Simultaneous driving of semiconductor spin qubits at the fault-tolerant threshold

W. I. L. Lawrie, M. Russ, F. van Riggelen, N. W. Hendrickx, S. L. de Snoo, A. Sammak, G. Scappucci, M. Veldhorst

Published 2021-09-16Version 1

The promise of quantum information technology hinges on the ability to control large numbers of qubits with high-fidelity. Quantum dots define a promising platform due to their compatibility with semiconductor manufacturing. Moreover, high-fidelity operations above 99.9% have been realized with individual qubits, though their performance has been limited to 98.67% when driving two qubits simultaneously.
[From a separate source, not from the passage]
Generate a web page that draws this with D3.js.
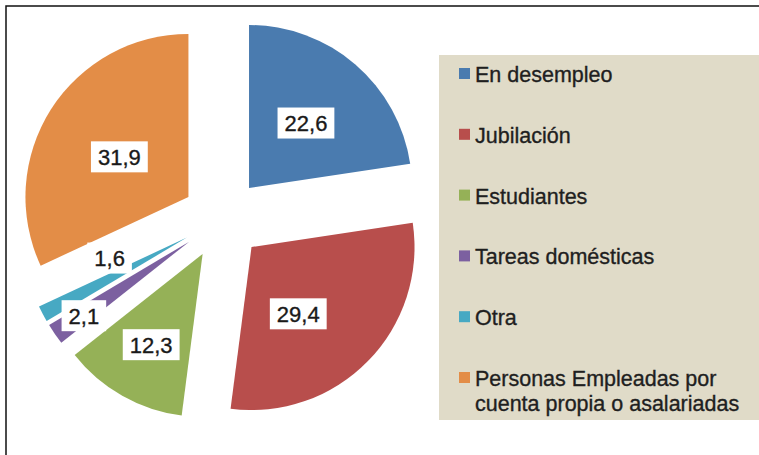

Here we present single-qubit randomized benchmarking in a two-dimensional array of spin qubits, for one, two and four simultaneously driven qubits. We find that by carefully tuning the qubit parameters, we achieve native gate fidelities of 99.9899(4)%, 99.904(4)% and 99.00(4)% respectively. We also find that cross talk with next-nearest neighbor pairs induces errors that can be imperceptible within the error margin, indicating that cross talk can be highly local. These characterizations of the single-qubit gate quality and the ability to operate simultaneously are crucial aspects for scaling up germanium based quantum information technology.